PUBG's relative scarcity is replaced with a very generous approach to weaponry.

And yet I was living it in someone else's game. It's so strange. In a weird way, Fortnite was a lot easier to feel affection for when it was still struggling to find the fun with its own design choices, back in the early days as it fought to get those once-voguish elements to converge in any meaningful way. Now that it's started pinching stuff from others, it's a blast to play, but I feel a lingering sense of guilt in my enjoyment, particularly since Fortnite's Battle Royale has beaten PUBG to consoles.
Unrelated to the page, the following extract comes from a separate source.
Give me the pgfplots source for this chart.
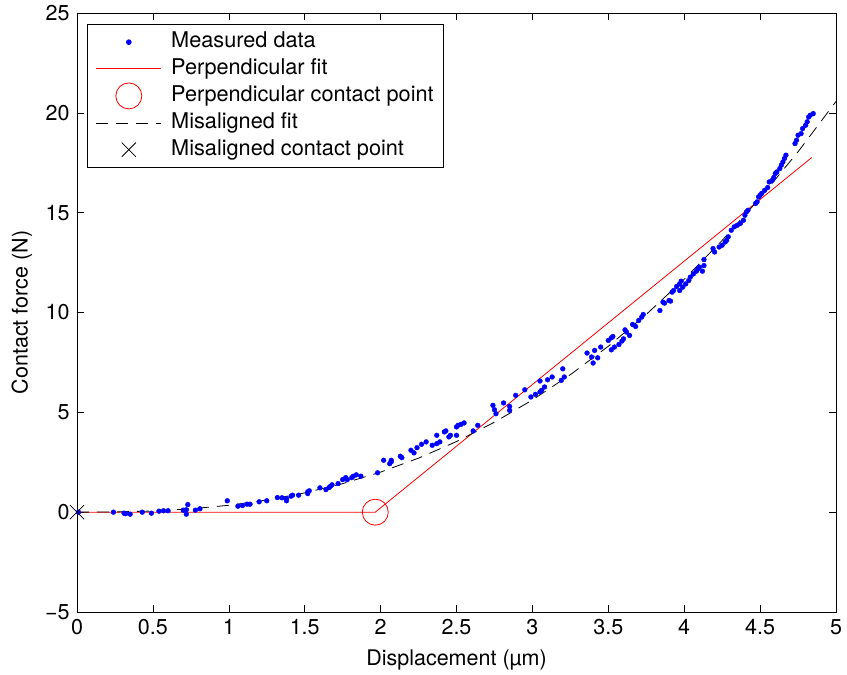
\documentclass[border=0pt]{standalone}
\usepackage{pgfplots}
\pgfplotsset{compat=1.18}
\usepackage{fontspec}
\setmainfont{TeX Gyre Heros}

\pgfplotsset{
  linelegend/.style={legend image code/.code={\draw[##1] (0bp,0bp) -- (65bp,0bp);}},
  marklegend/.style={legend image code/.code={\draw[##1, only marks, mark repeat=2, mark phase=2] plot coordinates {(0bp,0bp) (32.5bp,0bp) (65bp,0bp)};}},
}

\begin{document}
\fontsize{21.5bp}{25bp}\selectfont
\begin{tikzpicture}
  \begin{axis}[
      name=ax,
      scale only axis,
      width=759bp, height=599bp,
      xmin=0, xmax=5, ymin=-5, ymax=25,
      xtick={0,0.5,...,5},
      xticklabels={0,0.5,1,1.5,2,2.5,3,3.5,4,4.5,5},
      ytick={-5,0,5,10,15,20,25},
      yticklabels={−5,0,5,10,15,20,25},
      tick align=inside,
      major tick length=7bp,
      tick style={black, line width=0.6bp},
      axis line style={line width=0.8bp},
      xlabel={Displacement (µm)},
      ylabel={Contact force (N)},
      xlabel style={at={(axis description cs:0.5,-0.080)}, anchor=center},
      ylabel style={at={(axis description cs:-0.0725,0.5)}, anchor=center},
      legend cell align=left,
      legend style={at={(rel axis cs:0.0132,0.9816)}, anchor=north west,
        draw=black, line width=0.8bp, font=\fontsize{21.7bp}{25bp}\selectfont,
        inner xsep=8.5bp, inner ysep=5.5bp, row sep=2bp,
        /tikz/column 1/.style={column sep=8bp},
        nodes={inner sep=1.5bp, text depth=0.25em, text height=0.75em}},
    ]
    %% measured data
    \addplot[only marks, mark=*, mark size=2.4bp, blue, mark options={draw=blue, fill=blue}, marklegend] coordinates {
      (0.01,0.00) (0.24,0.00) (0.31,-0.05) (0.32,-0.08) (0.35,-0.10) (0.43,0.00)
      (0.49,-0.05) (0.54,0.05) (0.57,0.07) (0.60,0.07) (0.70,0.10) (0.72,0.12)
      (0.73,0.38) (0.72,-0.10) (0.78,0.10) (0.81,0.17) (0.99,0.57) (1.06,0.30)
      (1.09,0.33) (1.12,0.40) (1.14,0.40) (1.20,0.52) (1.25,0.57) (1.32,0.73)
      (1.35,0.72) (1.38,0.57) (1.38,0.68) (1.41,0.80) (1.42,0.85) (1.46,0.85)
      (1.52,0.93) (1.52,1.02) (1.53,1.07) (1.60,1.22) (1.64,1.13) (1.66,1.23)
      (1.67,1.30) (1.68,1.37) (1.72,1.43) (1.75,1.63) (1.77,1.73) (1.78,1.63)
      (1.81,1.73) (1.82,1.80) (1.84,1.87) (1.87,1.80) (1.98,1.97) (2.02,2.60)
      (2.06,2.43) (2.07,2.52) (2.07,2.60) (2.13,2.80) (2.14,2.73) (2.20,3.10)
      (2.22,2.97) (2.24,3.23) (2.27,3.40) (2.30,3.52) (2.34,3.35) (2.37,3.43)
      (2.37,3.85) (2.39,3.52) (2.42,4.02) (2.43,4.07) (2.45,3.77) (2.46,3.85)
      (2.50,4.27) (2.51,4.35) (2.53,4.40) (2.55,4.47) (2.50,3.85) (2.61,4.07)
      (2.64,4.35) (2.74,5.35) (2.75,5.13) (2.76,4.93) (2.81,5.47) (2.85,5.30)
      (2.85,5.10) (2.89,5.85) (2.95,6.13) (2.99,5.77) (3.02,5.90) (3.05,6.02)
      (3.06,6.10) (3.05,6.57) (3.08,6.27) (3.10,6.63) (3.13,6.77) (3.19,6.60)
      (3.20,7.18) (3.21,6.77) (3.36,7.97) (3.39,7.77) (3.40,7.47) (3.41,8.10)
      (3.43,7.73) (3.45,8.27) (3.50,8.60) (3.52,8.73) (3.53,8.80) (3.52,8.13)
      (3.54,8.27) (3.57,8.40) (3.59,8.57) (3.60,8.68) (3.61,9.13) (3.62,9.02)
      (3.64,8.85) (3.66,9.40) (3.68,9.30) (3.70,9.60) (3.72,9.77) (3.73,9.90)
      (3.84,10.10) (3.86,10.52) (3.87,10.47) (3.90,10.60) (3.91,10.57) (3.92,11.02)
      (3.93,11.10) (3.95,11.30) (3.97,11.43) (3.98,11.57) (3.97,11.10) (3.99,11.27)
      (4.01,11.43) (4.03,11.60) (4.04,11.77) (4.06,11.93) (4.08,12.07) (4.09,12.18)
      (4.10,12.27) (4.13,12.35) (4.12,12.07) (4.13,12.65) (4.19,13.20) (4.20,13.03)
      (4.23,13.28) (4.25,13.37) (4.27,13.53) (4.28,13.62) (4.29,13.79) (4.31,14.12)
      (4.33,14.29) (4.35,14.37) (4.37,14.46) (4.39,14.62) (4.40,14.87) (4.41,15.04)
      (4.42,15.12) (4.47,15.46) (4.48,15.54) (4.49,15.79) (4.50,15.87) (4.51,15.96)
      (4.53,16.12) (4.55,16.26) (4.56,16.54) (4.58,16.62) (4.59,16.76) (4.60,16.96)
      (4.61,17.04) (4.63,17.21) (4.64,17.38) (4.65,17.54) (4.66,17.71) (4.67,17.88)
      (4.73,18.46) (4.74,18.63) (4.75,18.88) (4.77,18.96) (4.78,19.21) (4.80,19.38)
      (4.81,19.55) (4.82,19.79) (4.83,19.88) (4.85,19.96)
    };
    \addlegendentry{Measured data}
    %% perpendicular fit
    \addplot[red, line width=0.8bp, mark=none, linelegend] coordinates {
      (0,0) (1.965,0) (4.84,17.76)
    };
    \addlegendentry{Perpendicular fit}
    %% perpendicular contact point
    \addplot[only marks, mark=o, mark size=13bp, red, mark options={line width=0.8bp}, marklegend] coordinates {
      (1.965,0)
    };
    \addlegendentry{Perpendicular contact point}
    %% misaligned fit
    \addplot[black, line width=0.8bp, dash pattern=on 12bp off 8bp, mark=none, linelegend] coordinates {
      (0,0) (0.25,0.010) (0.5,0.059) (0.75,0.166) (1,0.345) (1.25,0.608)
      (1.5,0.966) (1.75,1.429) (2,2.007) (2.25,2.706) (2.5,3.536) (2.75,4.506)
      (3,5.62) (3.25,6.886) (3.5,8.31) (3.75,9.905) (4,11.67) (4.25,13.61)
      (4.5,15.74) (4.75,18.05) (5,20.57)
    };
    \addlegendentry{Misaligned fit}
    %% misaligned contact point
    \addplot[only marks, mark=x, mark size=10bp, black, mark options={line width=0.8bp}, marklegend] coordinates {
      (0,0)
    };
    \addlegendentry{Misaligned contact point}
  \end{axis}
  \pgfresetboundingbox
  \path ([xshift=-77bp,yshift=-62bp]ax.south west) rectangle ([xshift=11bp,yshift=13bp]ax.north east);
\end{tikzpicture}
\end{document}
Is it wrong to be hopeful? My hope is that this piece of shameless theft will give the Fortnite team the renewed energy it needs to find original life in their own game - that it will be akin to a period of teenage shoplifting before they go on to straighten up and win the Booker prize. It's certainly interesting that a game that has often seemed to be drowning in its progression systems - in its loot boxes and post-match pinatas, in its collectible cards and levelling - has found the fun in a mode that kicks you back out with no unlocks and no persistent sense of anything having improved stats-wise.

The message to take away from PUBG, I think, is that simple rules and a great deal of freedom mean that fun has a better than average chance of turning up. That's a message that a game as muddled and overly-busy as Fortnite has been waiting to truly hear. So what's next?